Libraries are built from a variety of architectural blueprints, and yet they all share a common denominator: they are a place where cultural inequality coalesces into a reading community.
Those with no education, or money, are welcomed and encouraged by librarians the world over to become active members of their own library.
In a society where schools and financial aid have failed them, the library card does not. This golden ticket not only opens the door to their curiosity, it is the quintessential all access card to the written word.
Many first learnt to read within the sanctum of their library. Others passed exams based on the study materials they could borrow, that they otherwise could not have afforded to buy.
A library is more than bricks and mortar. A library changes lives.
Furthermore, a high percentage of every novel on a library’s shelves was written by an author who first fell in love with books by visiting their library.
Where digital flounders and print excels, is the ability for a writer to experience the very physicality of the book itself. Browsing shelves, absorbing the aroma of the page, and gaining an awareness of book jacket styles, is an essential part of a writer’s education.
To understand what it means to be a writer, one must first comprehend the form itself.
How are genres distinguished by their cover artwork? How much space does a five hundred page novel take up on a shelf? Which titles make you want to pick them off the shelf? Only by having such a large cross-section of fiction at your disposal can you begin to grasp the tangibility of literature.
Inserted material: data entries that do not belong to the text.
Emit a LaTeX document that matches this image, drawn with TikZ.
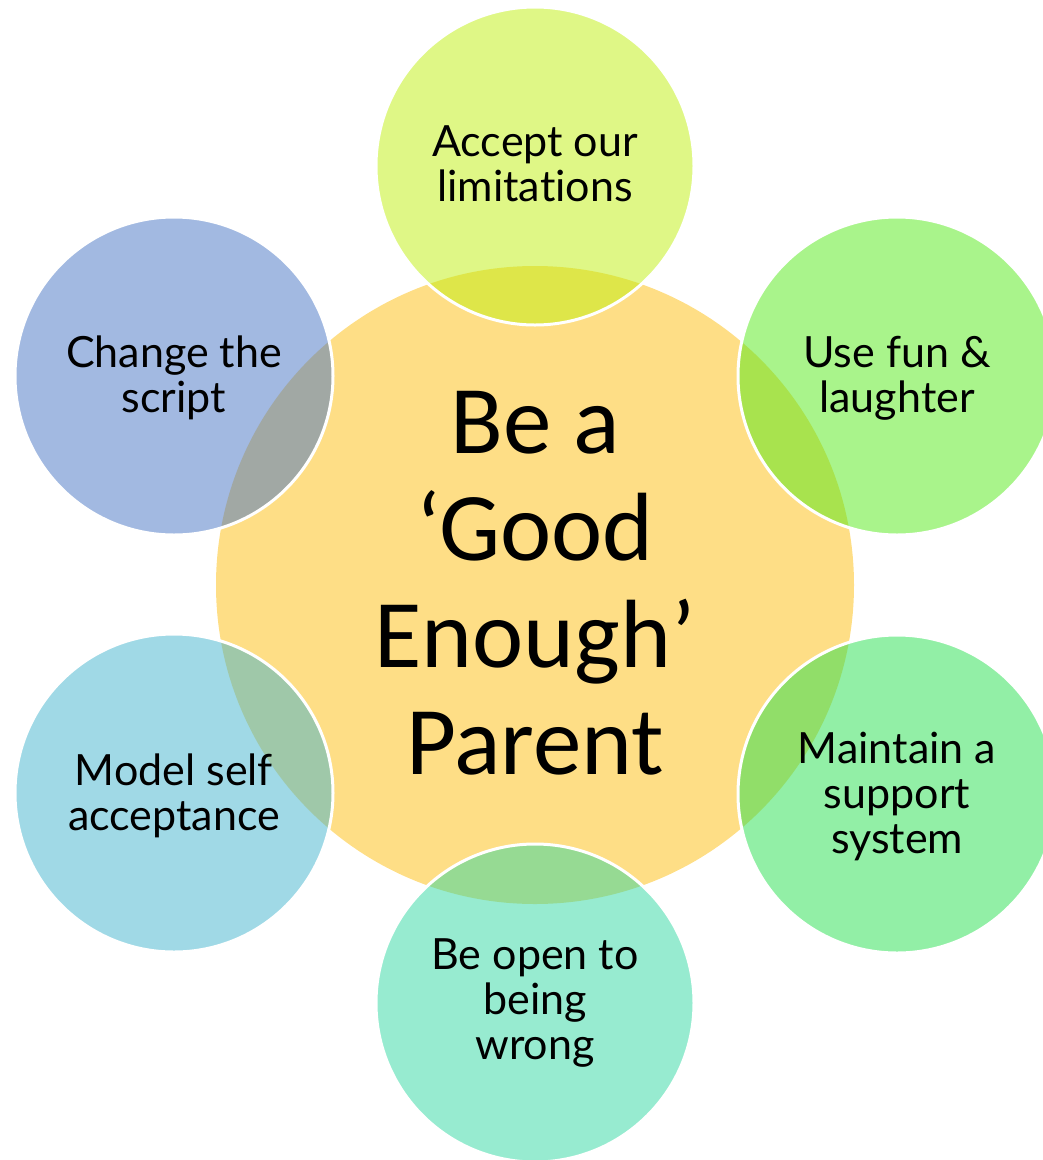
\documentclass[tikz,border=0pt]{standalone}
\usepackage{fontspec}
\setmainfont{Lato}[Ligatures=NoCommon]
\newfontfamily\centerfont{Carlito}
\definecolor{cYellow}{RGB}{254,222,134}
\definecolor{cTop}{RGB}{191,239,13}
\definecolor{cUR}{RGB}{83,233,23}
\definecolor{cLR}{RGB}{37,223,77}
\definecolor{cBot}{RGB}{47,215,161}
\definecolor{cLL}{RGB}{65,179,205}
\definecolor{cUL}{RGB}{69,115,195}
\tikzset{
  hub/.style={circle, fill=cYellow, minimum size=638pt, inner sep=0pt},
  petal/.style={circle, fill=#1, fill opacity=0.5, draw=white, draw opacity=1, line width=3pt, minimum size=318pt, inner sep=0pt},
  petaltext/.style={align=center, text=black, font=\fontsize{43}{45}\selectfont, inner sep=0pt},
  hubtext/.style={align=center, text=black, font=\centerfont\fontsize{97}{107}\selectfont, inner sep=0pt}
}
\begin{document}
\begin{tikzpicture}[x=1pt,y=-1pt]
\useasboundingbox (0,0) rectangle (1043,1160);
\begin{scope}
\clip (0,0) rectangle (1043,1160);
\node[hub] (hub) at (535,585) {};
\node[petal=cTop] (p1) at (535,166) {};
\node[petal=cUR] (p2) at (897,376) {};
\node[petal=cLR] (p3) at (897,794) {};
\node[petal=cBot] (p4) at (535,1003) {};
\node[petal=cLL] (p5) at (174,793) {};
\node[petal=cUL] (p6) at (174,376) {};
\end{scope}
\node[hubtext] (t0) at (535,583) {Be a\\‘Good\\Enough’\\Parent};
\node[petaltext] (t1) at (535,164) {Accept our\\limitations};
\node[petaltext] (t2) at (897,378) {Use fun \&\\laughter};
\node[petaltext] (t3) at (897,796) {Maintain a\\support\\system};
\node[petaltext] (t4) at (535,1003) {Be open to\\being\\wrong};
\node[petaltext] (t5) at (174,796) {Model self\\acceptance};
\node[petaltext] (t6) at (174,378) {Change the\\script};
\end{tikzpicture}
\end{document}
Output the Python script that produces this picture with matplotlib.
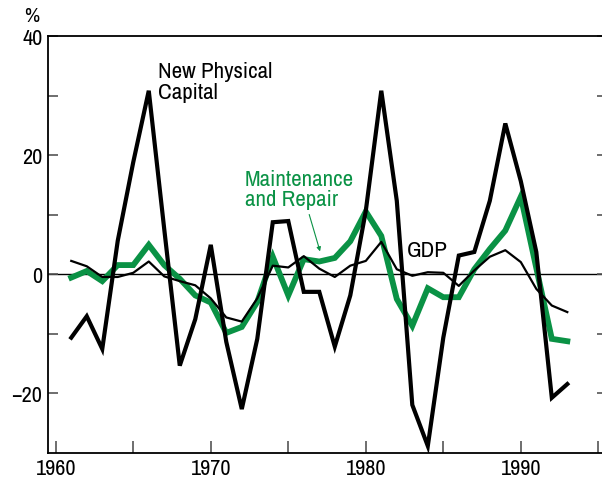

The words themselves during an initial perusal are hard to distinguish from an adjacent book by another author. But if you align comparable novels on a library desk, and study how their chapters fluctuate, you will begin to understand story structure and style. What is it about each, which earned them publication? What techniques are used to link scenes and chapters? Which opening paragraphs hook a reader the most? A few weeks, or preferably months, of this library exercise, would invariably enable the writer to assimilate the author mindset, into how they approach their own writing.
Consequently, by studying what books make it onto the shelves of libraries, writers will invariably receive less rejection themselves. For they will intrinsically know what will work for display.
Those attuned to the craft, such as literary agents and publishers, can quickly discern the proficient writer from the novice.
But perhaps the most significant role a library has played in a writer’s life is that it is often the first place where their reading formulated into an ambition. Their eyes drifting from the page, to the endless rows of book spines, saw not a subsequent read, but an imaginary gap where their own book would sit. What it would feel like to see their novel plucked from the shelf by a reader? Or how many of their spines could they envisage? If these names were to endure for future generations, then why couldn’t their own?